Dataset content:
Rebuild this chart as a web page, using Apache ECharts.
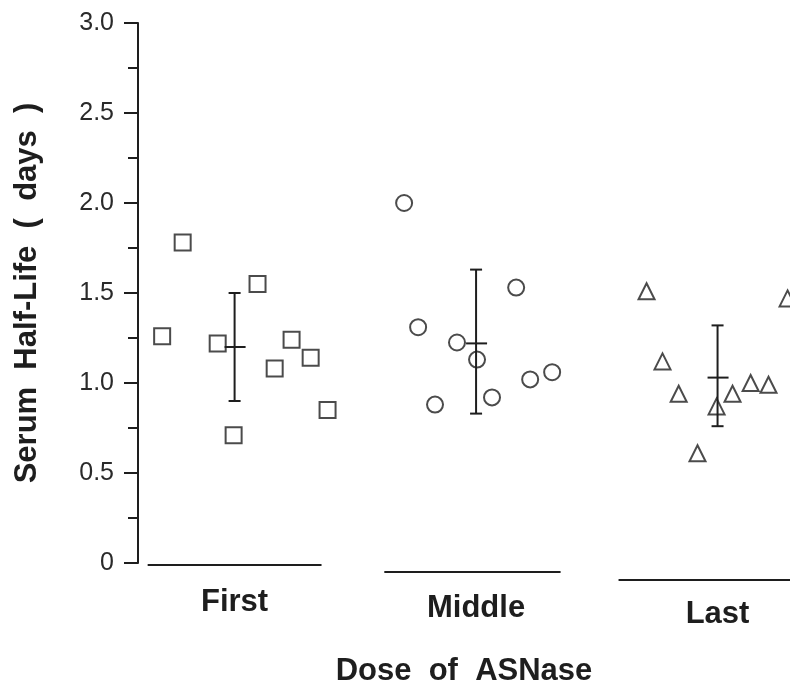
<!DOCTYPE html>
<html>
<head>
<meta charset="utf-8">
<script src="https://cdn.jsdelivr.net/npm/echarts@6/dist/echarts.min.js"></script>
<style>
html,body{margin:0;padding:0;background:#fff;}
#chart{width:790px;height:693px;}
</style>
</head>
<body>
<div id="chart"></div>
<script>
// ---- data ----
const categories = ['First', 'Middle', 'Last'];
const yTickLabels = ['0', '0.5', '1.0', '1.5', '2.0', '2.5', '3.0'];

// x positions: group index (1,2,3) plus horizontal jitter
const firstX   = [0.700, 0.785, 0.930, 0.996, 1.095, 1.166, 1.236, 1.315, 1.385];
const firstY   = [1.26, 1.78, 1.22, 0.71, 1.55, 1.08, 1.24, 1.14, 0.85];
const middleX  = [1.702, 1.760, 1.830, 1.921, 2.004, 2.066, 2.166, 2.224, 2.315];
const middleY  = [2.00, 1.31, 0.88, 1.225, 1.13, 0.92, 1.53, 1.02, 1.06];
const lastX    = [2.706, 2.772, 2.839, 2.917, 2.996, 3.062, 3.137, 3.211, 3.290];
const lastY    = [1.51, 1.12, 0.94, 0.61, 0.87, 0.94, 1.00, 0.99, 1.47];

const groupCenter = [1, 2, 3];
const groupMean   = [1.20, 1.22, 1.03];
const groupLow    = [0.90, 0.83, 0.76];
const groupHigh   = [1.50, 1.63, 1.32];

// ---- style ----
const INK = '#1e1e1e';
const FONT = '"Liberation Sans", Arial, Helvetica, sans-serif';
const baseSpan = [[-0.36, 0.36], [-0.38, 0.35], [-0.41, 0.32]];
const baseDrop = [2, 9, 17];      // scan tilt of the group baselines (px)
const labelDrop = [0, 6, 12];     // scan tilt of the group labels (px)

const pts = (xs, ys) => xs.map((x, i) => [x, ys[i]]);
const errData = groupCenter.map((c, i) => [c, groupLow[i], groupHigh[i], groupMean[i]]);
const baseData = groupCenter.map((c, i) => [c + baseSpan[i][0], c + baseSpan[i][1], i]);

const labelRich = {};
labelDrop.forEach((d, i) => {
  labelRich['g' + i] = {fontFamily: FONT, fontSize: 31, fontWeight: 'bold', color: INK, padding: [d, 0, 0, 0]};
});

const chart = echarts.init(document.getElementById('chart'), null, {renderer: 'canvas'});

const markerStyle = {color: '#fff', borderColor: INK, borderWidth: 2};

chart.setOption({
  backgroundColor: '#fff',
  animation: false,
  grid: {left: 138, right: 0, top: 23, bottom: 130, containLabel: false},
  xAxis: {
    type: 'value', min: 0.6, max: 3.3,
    axisLine: {show: false},
    axisTick: {show: false},
    splitLine: {show: false},
    axisLabel: {
      customValues: [1, 2, 3],
      formatter: v => {
        const i = Math.round(v) - 1;
        return categories[i] ? '{g' + i + '|' + categories[i] + '}' : '';
      },
      rich: labelRich,
      margin: 24,
      fontFamily: FONT, fontSize: 31, fontWeight: 'bold', color: INK
    },
    name: 'Dose  of  ASNase',
    nameLocation: 'middle',
    nameGap: 93,
    nameTextStyle: {fontFamily: FONT, fontSize: 31, fontWeight: 'bold', color: INK}
  },
  yAxis: {
    type: 'value', min: 0, max: 3, interval: 0.5,
    axisLine: {show: true, lineStyle: {color: INK, width: 2}},
    axisTick: {show: true, length: 14, lineStyle: {color: INK, width: 2}},
    minorTick: {show: true, splitNumber: 2, length: 10, lineStyle: {color: INK, width: 2}},
    splitLine: {show: false},
    axisLabel: {
      formatter: v => yTickLabels[Math.round(v * 2)],
      margin: 24,
      fontFamily: FONT, fontSize: 25, color: '#2a2a2a'
    },
    name: 'Serum  Half-Life  (  days  )',
    nameLocation: 'middle',
    nameRotate: 90,
    nameGap: 95,
    nameTextStyle: {fontFamily: FONT, fontSize: 31, fontWeight: 'bold', color: INK}
  },
  series: [
    {
      type: 'scatter', name: 'First', symbol: 'rect', symbolSize: 16,
      itemStyle: markerStyle, data: pts(firstX, firstY), z: 3
    },
    {
      type: 'scatter', name: 'Middle', symbol: 'circle', symbolSize: 16,
      itemStyle: markerStyle, data: pts(middleX, middleY), z: 3
    },
    {
      type: 'scatter', name: 'Last', symbol: 'triangle', symbolSize: 16,
      itemStyle: markerStyle, data: pts(lastX, lastY), z: 3
    },
    {
      type: 'custom', name: 'mean ± SD', z: 4,
      data: errData,
      renderItem: (params, api) => {
        const x = api.value(0);
        const lo = api.coord([x, api.value(1)]);
        const hi = api.coord([x, api.value(2)]);
        const mn = api.coord([x, api.value(3)]);
        const st = {stroke: INK, lineWidth: 2};
        return {
          type: 'group',
          children: [
            {type: 'line', shape: {x1: lo[0], y1: lo[1], x2: hi[0], y2: hi[1]}, style: st},
            {type: 'line', shape: {x1: hi[0] - 6, y1: hi[1], x2: hi[0] + 6, y2: hi[1]}, style: st},
            {type: 'line', shape: {x1: lo[0] - 6, y1: lo[1], x2: lo[0] + 6, y2: lo[1]}, style: st},
            {type: 'line', shape: {x1: mn[0] - 10, y1: mn[1], x2: mn[0] + 11, y2: mn[1]}, style: st}
          ]
        };
      }
    },
    {
      type: 'custom', name: 'baselines', z: 2, clip: false,
      data: baseData,
      renderItem: (params, api) => {
        const a = api.coord([api.value(0), 0]);
        const b = api.coord([api.value(1), 0]);
        const d = baseDrop[api.value(2)];
        return {
          type: 'line',
          shape: {x1: a[0], y1: a[1] + d, x2: b[0], y2: b[1] + d},
          style: {stroke: INK, lineWidth: 2}
        };
      }
    }
  ]
});
</script>
</body>
</html>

Exercise instructions:
Omit pictures; set down the rest of the material word for word.

Expected answer:
Rebuild this chart as a web page, using Apache ECharts.
<!DOCTYPE html>
<html>
<head>
<meta charset="utf-8">
<script src="https://cdn.jsdelivr.net/npm/echarts@6/dist/echarts.min.js"></script>
<style>
html,body{margin:0;padding:0;background:#fff;}
#chart{width:790px;height:693px;}
</style>
</head>
<body>
<div id="chart"></div>
<script>
// ---- data ----
const categories = ['First', 'Middle', 'Last'];
const yTickLabels = ['0', '0.5', '1.0', '1.5', '2.0', '2.5', '3.0'];

// x positions: group index (1,2,3) plus horizontal jitter
const firstX   = [0.700, 0.785, 0.930, 0.996, 1.095, 1.166, 1.236, 1.315, 1.385];
const firstY   = [1.26, 1.78, 1.22, 0.71, 1.55, 1.08, 1.24, 1.14, 0.85];
const middleX  = [1.702, 1.760, 1.830, 1.921, 2.004, 2.066, 2.166, 2.224, 2.315];
const middleY  = [2.00, 1.31, 0.88, 1.225, 1.13, 0.92, 1.53, 1.02, 1.06];
const lastX    = [2.706, 2.772, 2.839, 2.917, 2.996, 3.062, 3.137, 3.211, 3.290];
const lastY    = [1.51, 1.12, 0.94, 0.61, 0.87, 0.94, 1.00, 0.99, 1.47];

const groupCenter = [1, 2, 3];
const groupMean   = [1.20, 1.22, 1.03];
const groupLow    = [0.90, 0.83, 0.76];
const groupHigh   = [1.50, 1.63, 1.32];

// ---- style ----
const INK = '#1e1e1e';
const FONT = '"Liberation Sans", Arial, Helvetica, sans-serif';
const baseSpan = [[-0.36, 0.36], [-0.38, 0.35], [-0.41, 0.32]];
const baseDrop = [2, 9, 17];      // scan tilt of the group baselines (px)
const labelDrop = [0, 6, 12];     // scan tilt of the group labels (px)

const pts = (xs, ys) => xs.map((x, i) => [x, ys[i]]);
const errData = groupCenter.map((c, i) => [c, groupLow[i], groupHigh[i], groupMean[i]]);
const baseData = groupCenter.map((c, i) => [c + baseSpan[i][0], c + baseSpan[i][1], i]);

const labelRich = {};
labelDrop.forEach((d, i) => {
  labelRich['g' + i] = {fontFamily: FONT, fontSize: 31, fontWeight: 'bold', color: INK, padding: [d, 0, 0, 0]};
});

const chart = echarts.init(document.getElementById('chart'), null, {renderer: 'canvas'});

const markerStyle = {color: '#fff', borderColor: INK, borderWidth: 2};

chart.setOption({
  backgroundColor: '#fff',
  animation: false,
  grid: {left: 138, right: 0, top: 23, bottom: 130, containLabel: false},
  xAxis: {
    type: 'value', min: 0.6, max: 3.3,
    axisLine: {show: false},
    axisTick: {show: false},
    splitLine: {show: false},
    axisLabel: {
      customValues: [1, 2, 3],
      formatter: v => {
        const i = Math.round(v) - 1;
        return categories[i] ? '{g' + i + '|' + categories[i] + '}' : '';
      },
      rich: labelRich,
      margin: 24,
      fontFamily: FONT, fontSize: 31, fontWeight: 'bold', color: INK
    },
    name: 'Dose  of  ASNase',
    nameLocation: 'middle',
    nameGap: 93,
    nameTextStyle: {fontFamily: FONT, fontSize: 31, fontWeight: 'bold', color: INK}
  },
  yAxis: {
    type: 'value', min: 0, max: 3, interval: 0.5,
    axisLine: {show: true, lineStyle: {color: INK, width: 2}},
    axisTick: {show: true, length: 14, lineStyle: {color: INK, width: 2}},
    minorTick: {show: true, splitNumber: 2, length: 10, lineStyle: {color: INK, width: 2}},
    splitLine: {show: false},
    axisLabel: {
      formatter: v => yTickLabels[Math.round(v * 2)],
      margin: 24,
      fontFamily: FONT, fontSize: 25, color: '#2a2a2a'
    },
    name: 'Serum  Half-Life  (  days  )',
    nameLocation: 'middle',
    nameRotate: 90,
    nameGap: 95,
    nameTextStyle: {fontFamily: FONT, fontSize: 31, fontWeight: 'bold', color: INK}
  },
  series: [
    {
      type: 'scatter', name: 'First', symbol: 'rect', symbolSize: 16,
      itemStyle: markerStyle, data: pts(firstX, firstY), z: 3
    },
    {
      type: 'scatter', name: 'Middle', symbol: 'circle', symbolSize: 16,
      itemStyle: markerStyle, data: pts(middleX, middleY), z: 3
    },
    {
      type: 'scatter', name: 'Last', symbol: 'triangle', symbolSize: 16,
      itemStyle: markerStyle, data: pts(lastX, lastY), z: 3
    },
    {
      type: 'custom', name: 'mean ± SD', z: 4,
      data: errData,
      renderItem: (params, api) => {
        const x = api.value(0);
        const lo = api.coord([x, api.value(1)]);
        const hi = api.coord([x, api.value(2)]);
        const mn = api.coord([x, api.value(3)]);
        const st = {stroke: INK, lineWidth: 2};
        return {
          type: 'group',
          children: [
            {type: 'line', shape: {x1: lo[0], y1: lo[1], x2: hi[0], y2: hi[1]}, style: st},
            {type: 'line', shape: {x1: hi[0] - 6, y1: hi[1], x2: hi[0] + 6, y2: hi[1]}, style: st},
            {type: 'line', shape: {x1: lo[0] - 6, y1: lo[1], x2: lo[0] + 6, y2: lo[1]}, style: st},
            {type: 'line', shape: {x1: mn[0] - 10, y1: mn[1], x2: mn[0] + 11, y2: mn[1]}, style: st}
          ]
        };
      }
    },
    {
      type: 'custom', name: 'baselines', z: 2, clip: false,
      data: baseData,
      renderItem: (params, api) => {
        const a = api.coord([api.value(0), 0]);
        const b = api.coord([api.value(1), 0]);
        const d = baseDrop[api.value(2)];
        return {
          type: 'line',
          shape: {x1: a[0], y1: a[1] + d, x2: b[0], y2: b[1] + d},
          style: {stroke: INK, lineWidth: 2}
        };
      }
    }
  ]
});
</script>
</body>
</html>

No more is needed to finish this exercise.